> **THE TASK**
Transcribe all of the data exactly. Omit the pictures.

> **DATA LINES**
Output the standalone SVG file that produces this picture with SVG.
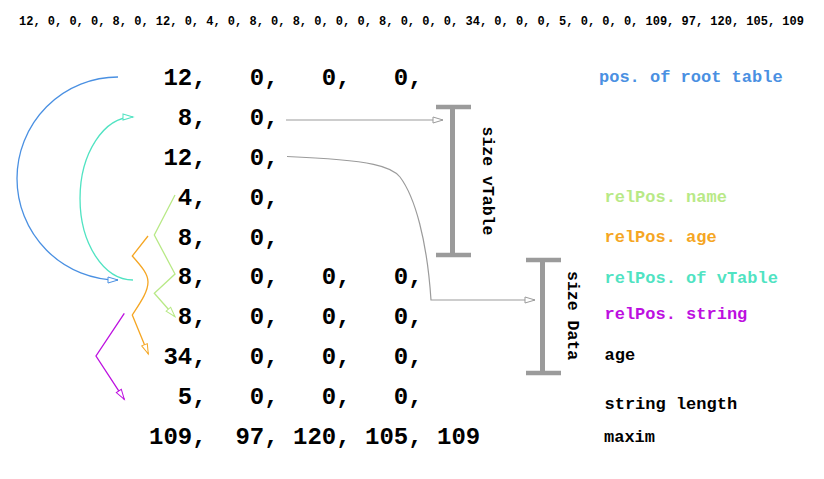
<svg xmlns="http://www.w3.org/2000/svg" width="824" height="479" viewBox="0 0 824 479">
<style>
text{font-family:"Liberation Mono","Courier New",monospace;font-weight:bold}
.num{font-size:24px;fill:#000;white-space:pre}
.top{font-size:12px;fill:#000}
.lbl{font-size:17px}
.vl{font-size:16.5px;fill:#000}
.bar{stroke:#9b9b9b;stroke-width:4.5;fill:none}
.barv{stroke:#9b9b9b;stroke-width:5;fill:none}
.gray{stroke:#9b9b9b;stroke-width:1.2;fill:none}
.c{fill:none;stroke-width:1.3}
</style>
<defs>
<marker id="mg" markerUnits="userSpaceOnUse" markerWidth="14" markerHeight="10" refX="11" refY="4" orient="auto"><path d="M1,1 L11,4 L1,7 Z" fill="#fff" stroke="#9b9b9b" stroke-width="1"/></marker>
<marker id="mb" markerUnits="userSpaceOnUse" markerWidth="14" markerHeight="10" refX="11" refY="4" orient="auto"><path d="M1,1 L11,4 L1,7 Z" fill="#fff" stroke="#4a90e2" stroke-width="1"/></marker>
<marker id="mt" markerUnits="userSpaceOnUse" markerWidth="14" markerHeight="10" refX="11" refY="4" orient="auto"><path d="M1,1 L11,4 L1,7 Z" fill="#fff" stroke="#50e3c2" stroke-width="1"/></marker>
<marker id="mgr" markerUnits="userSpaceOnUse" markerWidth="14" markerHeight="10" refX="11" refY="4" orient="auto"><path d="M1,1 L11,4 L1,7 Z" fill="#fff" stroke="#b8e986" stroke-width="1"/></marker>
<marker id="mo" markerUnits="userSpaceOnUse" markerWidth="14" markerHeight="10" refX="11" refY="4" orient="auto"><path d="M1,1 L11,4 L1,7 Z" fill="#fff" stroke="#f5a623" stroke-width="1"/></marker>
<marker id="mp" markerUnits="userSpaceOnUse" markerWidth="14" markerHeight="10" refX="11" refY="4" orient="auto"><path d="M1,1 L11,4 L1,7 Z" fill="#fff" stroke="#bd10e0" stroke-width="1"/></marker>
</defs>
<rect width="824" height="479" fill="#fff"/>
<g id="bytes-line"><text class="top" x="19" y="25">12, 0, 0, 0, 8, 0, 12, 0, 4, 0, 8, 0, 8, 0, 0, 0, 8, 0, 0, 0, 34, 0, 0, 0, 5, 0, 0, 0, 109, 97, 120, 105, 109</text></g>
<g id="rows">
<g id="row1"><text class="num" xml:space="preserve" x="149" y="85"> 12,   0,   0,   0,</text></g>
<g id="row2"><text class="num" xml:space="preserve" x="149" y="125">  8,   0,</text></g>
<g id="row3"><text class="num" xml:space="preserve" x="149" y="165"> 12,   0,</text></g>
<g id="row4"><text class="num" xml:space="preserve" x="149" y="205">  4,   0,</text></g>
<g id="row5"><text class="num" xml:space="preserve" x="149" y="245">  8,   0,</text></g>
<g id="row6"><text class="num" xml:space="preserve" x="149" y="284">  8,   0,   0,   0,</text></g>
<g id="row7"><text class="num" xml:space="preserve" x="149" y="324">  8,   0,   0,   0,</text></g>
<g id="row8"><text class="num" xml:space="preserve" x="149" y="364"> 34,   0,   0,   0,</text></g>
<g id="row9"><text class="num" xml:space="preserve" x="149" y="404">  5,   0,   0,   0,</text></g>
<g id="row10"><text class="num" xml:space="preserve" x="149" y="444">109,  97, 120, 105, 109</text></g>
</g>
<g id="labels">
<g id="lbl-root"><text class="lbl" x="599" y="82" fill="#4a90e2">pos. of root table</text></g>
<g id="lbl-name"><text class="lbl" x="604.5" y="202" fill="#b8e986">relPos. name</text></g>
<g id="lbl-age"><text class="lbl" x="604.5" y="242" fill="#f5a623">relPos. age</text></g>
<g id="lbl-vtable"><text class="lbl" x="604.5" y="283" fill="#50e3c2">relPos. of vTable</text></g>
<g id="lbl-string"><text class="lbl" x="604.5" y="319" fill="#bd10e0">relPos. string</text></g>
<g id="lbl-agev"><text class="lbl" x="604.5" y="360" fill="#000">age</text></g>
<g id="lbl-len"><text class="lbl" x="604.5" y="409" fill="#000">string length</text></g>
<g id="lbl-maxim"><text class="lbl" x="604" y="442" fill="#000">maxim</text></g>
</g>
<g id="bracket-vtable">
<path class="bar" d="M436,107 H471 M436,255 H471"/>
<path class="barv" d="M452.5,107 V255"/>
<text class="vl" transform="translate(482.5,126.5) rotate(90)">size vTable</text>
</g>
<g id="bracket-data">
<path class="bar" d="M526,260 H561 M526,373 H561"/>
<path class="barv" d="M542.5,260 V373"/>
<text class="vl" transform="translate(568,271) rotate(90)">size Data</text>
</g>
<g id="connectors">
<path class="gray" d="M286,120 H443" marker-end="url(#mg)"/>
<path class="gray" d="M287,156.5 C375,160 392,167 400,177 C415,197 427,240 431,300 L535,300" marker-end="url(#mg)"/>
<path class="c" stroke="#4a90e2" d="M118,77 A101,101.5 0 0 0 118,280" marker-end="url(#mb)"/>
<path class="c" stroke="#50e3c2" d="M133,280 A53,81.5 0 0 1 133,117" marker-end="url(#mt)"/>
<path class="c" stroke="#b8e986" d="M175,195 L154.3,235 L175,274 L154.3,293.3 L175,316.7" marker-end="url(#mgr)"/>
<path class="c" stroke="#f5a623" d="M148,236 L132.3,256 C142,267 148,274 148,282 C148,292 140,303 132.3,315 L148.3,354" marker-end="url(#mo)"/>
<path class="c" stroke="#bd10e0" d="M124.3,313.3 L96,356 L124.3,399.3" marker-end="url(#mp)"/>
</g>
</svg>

> **WRITTEN RESPONSE**
Output the standalone SVG file that produces this picture with SVG.
<svg xmlns="http://www.w3.org/2000/svg" width="824" height="479" viewBox="0 0 824 479">
<style>
text{font-family:"Liberation Mono","Courier New",monospace;font-weight:bold}
.num{font-size:24px;fill:#000;white-space:pre}
.top{font-size:12px;fill:#000}
.lbl{font-size:17px}
.vl{font-size:16.5px;fill:#000}
.bar{stroke:#9b9b9b;stroke-width:4.5;fill:none}
.barv{stroke:#9b9b9b;stroke-width:5;fill:none}
.gray{stroke:#9b9b9b;stroke-width:1.2;fill:none}
.c{fill:none;stroke-width:1.3}
</style>
<defs>
<marker id="mg" markerUnits="userSpaceOnUse" markerWidth="14" markerHeight="10" refX="11" refY="4" orient="auto"><path d="M1,1 L11,4 L1,7 Z" fill="#fff" stroke="#9b9b9b" stroke-width="1"/></marker>
<marker id="mb" markerUnits="userSpaceOnUse" markerWidth="14" markerHeight="10" refX="11" refY="4" orient="auto"><path d="M1,1 L11,4 L1,7 Z" fill="#fff" stroke="#4a90e2" stroke-width="1"/></marker>
<marker id="mt" markerUnits="userSpaceOnUse" markerWidth="14" markerHeight="10" refX="11" refY="4" orient="auto"><path d="M1,1 L11,4 L1,7 Z" fill="#fff" stroke="#50e3c2" stroke-width="1"/></marker>
<marker id="mgr" markerUnits="userSpaceOnUse" markerWidth="14" markerHeight="10" refX="11" refY="4" orient="auto"><path d="M1,1 L11,4 L1,7 Z" fill="#fff" stroke="#b8e986" stroke-width="1"/></marker>
<marker id="mo" markerUnits="userSpaceOnUse" markerWidth="14" markerHeight="10" refX="11" refY="4" orient="auto"><path d="M1,1 L11,4 L1,7 Z" fill="#fff" stroke="#f5a623" stroke-width="1"/></marker>
<marker id="mp" markerUnits="userSpaceOnUse" markerWidth="14" markerHeight="10" refX="11" refY="4" orient="auto"><path d="M1,1 L11,4 L1,7 Z" fill="#fff" stroke="#bd10e0" stroke-width="1"/></marker>
</defs>
<rect width="824" height="479" fill="#fff"/>
<g id="bytes-line"><text class="top" x="19" y="25">12, 0, 0, 0, 8, 0, 12, 0, 4, 0, 8, 0, 8, 0, 0, 0, 8, 0, 0, 0, 34, 0, 0, 0, 5, 0, 0, 0, 109, 97, 120, 105, 109</text></g>
<g id="rows">
<g id="row1"><text class="num" xml:space="preserve" x="149" y="85"> 12,   0,   0,   0,</text></g>
<g id="row2"><text class="num" xml:space="preserve" x="149" y="125">  8,   0,</text></g>
<g id="row3"><text class="num" xml:space="preserve" x="149" y="165"> 12,   0,</text></g>
<g id="row4"><text class="num" xml:space="preserve" x="149" y="205">  4,   0,</text></g>
<g id="row5"><text class="num" xml:space="preserve" x="149" y="245">  8,   0,</text></g>
<g id="row6"><text class="num" xml:space="preserve" x="149" y="284">  8,   0,   0,   0,</text></g>
<g id="row7"><text class="num" xml:space="preserve" x="149" y="324">  8,   0,   0,   0,</text></g>
<g id="row8"><text class="num" xml:space="preserve" x="149" y="364"> 34,   0,   0,   0,</text></g>
<g id="row9"><text class="num" xml:space="preserve" x="149" y="404">  5,   0,   0,   0,</text></g>
<g id="row10"><text class="num" xml:space="preserve" x="149" y="444">109,  97, 120, 105, 109</text></g>
</g>
<g id="labels">
<g id="lbl-root"><text class="lbl" x="599" y="82" fill="#4a90e2">pos. of root table</text></g>
<g id="lbl-name"><text class="lbl" x="604.5" y="202" fill="#b8e986">relPos. name</text></g>
<g id="lbl-age"><text class="lbl" x="604.5" y="242" fill="#f5a623">relPos. age</text></g>
<g id="lbl-vtable"><text class="lbl" x="604.5" y="283" fill="#50e3c2">relPos. of vTable</text></g>
<g id="lbl-string"><text class="lbl" x="604.5" y="319" fill="#bd10e0">relPos. string</text></g>
<g id="lbl-agev"><text class="lbl" x="604.5" y="360" fill="#000">age</text></g>
<g id="lbl-len"><text class="lbl" x="604.5" y="409" fill="#000">string length</text></g>
<g id="lbl-maxim"><text class="lbl" x="604" y="442" fill="#000">maxim</text></g>
</g>
<g id="bracket-vtable">
<path class="bar" d="M436,107 H471 M436,255 H471"/>
<path class="barv" d="M452.5,107 V255"/>
<text class="vl" transform="translate(482.5,126.5) rotate(90)">size vTable</text>
</g>
<g id="bracket-data">
<path class="bar" d="M526,260 H561 M526,373 H561"/>
<path class="barv" d="M542.5,260 V373"/>
<text class="vl" transform="translate(568,271) rotate(90)">size Data</text>
</g>
<g id="connectors">
<path class="gray" d="M286,120 H443" marker-end="url(#mg)"/>
<path class="gray" d="M287,156.5 C375,160 392,167 400,177 C415,197 427,240 431,300 L535,300" marker-end="url(#mg)"/>
<path class="c" stroke="#4a90e2" d="M118,77 A101,101.5 0 0 0 118,280" marker-end="url(#mb)"/>
<path class="c" stroke="#50e3c2" d="M133,280 A53,81.5 0 0 1 133,117" marker-end="url(#mt)"/>
<path class="c" stroke="#b8e986" d="M175,195 L154.3,235 L175,274 L154.3,293.3 L175,316.7" marker-end="url(#mgr)"/>
<path class="c" stroke="#f5a623" d="M148,236 L132.3,256 C142,267 148,274 148,282 C148,292 140,303 132.3,315 L148.3,354" marker-end="url(#mo)"/>
<path class="c" stroke="#bd10e0" d="M124.3,313.3 L96,356 L124.3,399.3" marker-end="url(#mp)"/>
</g>
</svg>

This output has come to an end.